Middle Class in Big Trouble

A new study titled Growth in the Residential Segregation of Families by Income 1970-2009 by Stanford University researchers throws harsh light on a disturbing phenomenon — the decline of the American Middle Class.

Over the last four decades, the study finds, the number of high and low income neighborhoods have both increased, while “mixed income neighborhoods have grown rarer.” Since 1970, in fact, “the share of families living in middle-income neighborhoods dropped from 65 percent to 44 percent.”

A New York Times story highlighting the study sums it up:

Much of the shift is the result of changing income structure in the United States. Part of the country’s middle class has slipped to the lower rungs of the income ladder as manufacturing and other middle-class jobs have dwindled, while the wealthy receive a bigger portion of the income pie. Put simply, there are fewer people in the middle.

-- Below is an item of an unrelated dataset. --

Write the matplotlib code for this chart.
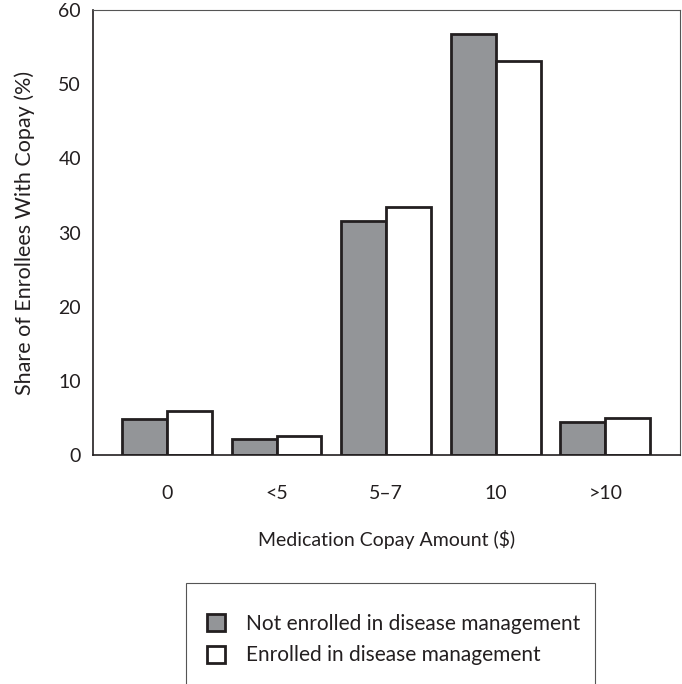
import numpy as np
import matplotlib.pyplot as plt
from matplotlib.patches import Rectangle, Patch

plt.rcParams['font.family'] = ['Lato', 'DejaVu Sans']

categories = ['0', '<5', '5–7', '10', '>10']
not_enrolled = [4.9, 2.1, 31.6, 56.8, 4.5]
enrolled = [5.9, 2.6, 33.4, 53.1, 5.0]

gray = '#939598'
edge = '#231f20'

fig = plt.figure(figsize=(6.82, 6.84), dpi=100)
ax = fig.add_axes([0.137, 0.335, 0.86, 0.65])

x = np.arange(len(categories))
w = 0.41
ax.bar(x - w / 2, not_enrolled, w, color=gray, edgecolor=edge, linewidth=2)
ax.bar(x + w / 2, enrolled, w, color='white', edgecolor=edge, linewidth=2)

ax.set_xlim(-0.67, 4.68)
ax.set_ylim(0, 60)
ax.set_yticks(range(0, 61, 10))
ax.set_xticks(x)
ax.set_xticklabels(categories)
ax.tick_params(axis='both', length=0, labelsize=14, colors='#231f20')
ax.tick_params(axis='x', pad=22)
ax.tick_params(axis='y', pad=9)

for s in ['top', 'right']:
    ax.spines[s].set_color('#555555')
    ax.spines[s].set_linewidth(0.8)
for s in ['left', 'bottom']:
    ax.spines[s].set_color('#231f20')
    ax.spines[s].set_linewidth(1.2)

ax.set_xlabel('Medication Copay Amount ($)', fontsize=14, labelpad=20, color='#231f20')
ax.set_ylabel('Share of Enrollees With Copay (%)', fontsize=15.5, labelpad=17, color='#231f20')

# caja de la leyenda, cortada por abajo como en la original
fig.patches.append(Rectangle((186 / 682, -0.02), (595 - 186) / 682, (684 - 583) / 684 + 0.02,
                             transform=fig.transFigure, fill=False,
                             edgecolor='#555555', linewidth=0.8))

handles = [Patch(facecolor=gray, edgecolor=edge, linewidth=2),
           Patch(facecolor='white', edgecolor=edge, linewidth=2)]
labels = ['Not enrolled in disease management', 'Enrolled in disease management']
fig.legend(handles, labels, loc='upper left', bbox_to_anchor=(207 / 682, 1 - 614 / 684),
           frameon=False, fontsize=15, handlelength=0.85, handleheight=0.85,
           handletextpad=1.0, labelspacing=0.55, borderpad=0, borderaxespad=0,
           labelcolor='#231f20')

fig.savefig('out.png', dpi=100)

The Times, of course, ties all of this into the demands/grievances of the Occupy Wall Street movement: “The study comes at a time of growing concern about inequality and an ever-louder partisan debate over whether it matters.”

But as much as lefties want to blame this disturbing trend on the evils of capitalism, in fact Big Government is a big culprit. Why has manufacturing declined in the U.S.? Because labor and environmental regulations — both payoffs to Democrat Party constituents — have made it virtually impossible to profitably manufacture in America, forcing companies to ship production to low tax, low regulation areas overseas.

Then there is the federal government’s inept education establishment (wholly bought and owned by the teachers’ unions, by the way), which has utterly failed to prepare students for the needs of the high-tech global labor market. The late Steve Jobs, according to the Wall Street Journal, once complained to President Obama himself “that Apple employs 700,000 factory workers in China because it can’t find the 30,000 engineers in the U.S. that it needs on site at its plants.”

Why does all of this matter? The middle class has often been the primary stabilizing influence in modern societies. In fact, the reason America has largely been untouched by the sort of large-scale violence and social unrest common in Europe has been its large and healthy middle class. In the 2008 tome Globalization from the Bottom Up:  A Blueprint for Modern Capitalism, author A. Coskun Samli warns of the dangers of a shrinking middle class:

As the gap between the rich and the poor widens, the lack of a middle class as a buffer between the two becomes more serious. Without such a stabilizing factor, it is easy for some variation of class warfare to commence…emergence and maintenance of a middle class is not just a nice and desirable development. It is a must if societies, and indeed the world desire to have stability.

Stability in the West may be desired, but its increasingly fragile thanks to government policies that have waged war on the middle class. For proof, look no further than this lead sentence in a November 17th Sky News story: “Violence has broken out in Athens, New York and across Italy as anger caused by economic strife boils over on the streets.”

It is only the beginning, I’m afraid.